Bhutto Assassination: Musharraf Set To Pull An OJ

Saturday, December 29, 2007

2007 began with the thuggish execution of Saddam Hussein and ended with the appalling assassination of former Pakistani Prime Minister Benazir Bhutto. The Pakistani government now claims that Bhutto was killed by hitting her head on the sunroof of her vehicle and not by bullets or shrapnel as was previously reported. You know you lack credibility when you have to back up an official government report but offering to exhume the body of your former leader less than 48 hours after she was lain to rest. How macabre! But then again, Pakistan has distinctly macabre tendencies these days. Who can forget Bhutto's bloody homecoming or the beheading of journalist Daniel Pearl?

In the aftermath of Bhutto's assassination, US Presidential hopeful Senator Hillary Clinton stated the obvious on CNN:

"I don't think the Pakistani government at this time under President Musharraf has any credibility at all,"

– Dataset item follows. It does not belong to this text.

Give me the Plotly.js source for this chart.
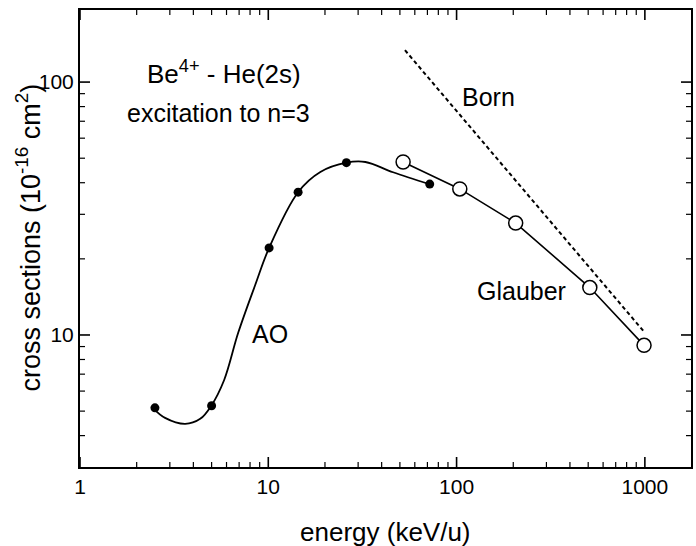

According to Carlotta Gall of the New York Times, Clinton suggested "an investigation along the lines of the ongoing international inquiry into the assassination of the former Lebanese prime minister Rafik Hariri. This adds to the pressure placed on the Bush administration to intervene, although their ability to gather evidence (remember the non-existent Iraqi Weapons of Mass Destruction?) is sketchy at best. Why Bhutto was encouraged to return to Pakistan at all in this political climate mystifies me but I'll chalk it up to yet another one of the wonders of US foreign police under George W.Bush. The jury is still out on whether her death, which her supporters call her "martyrdom", will accomplish anything save the further destruction of any hope of bringing democracy to Pakistan.

Meanwhile, Bhutto's political opponent Imran Khan, who withdrew from the election prior to her murder, has been uncharacteristically silent. Even Khan's socialite ex-wife, Unicef ambassador Jemima Khan who once described Bhutto as a "kleptocrat in an Hérmes scarf" has not commented on her assassination. I imagine the Khans could lend some rather interesting perspective to this historical event. Especially in light of Bhutto leaving a damning security e-mail with CNN's Wolf Blitzer, who true to form, bungled and marginalized her message in which she is plainly pointing her finger at Musharraf from beyond the grave.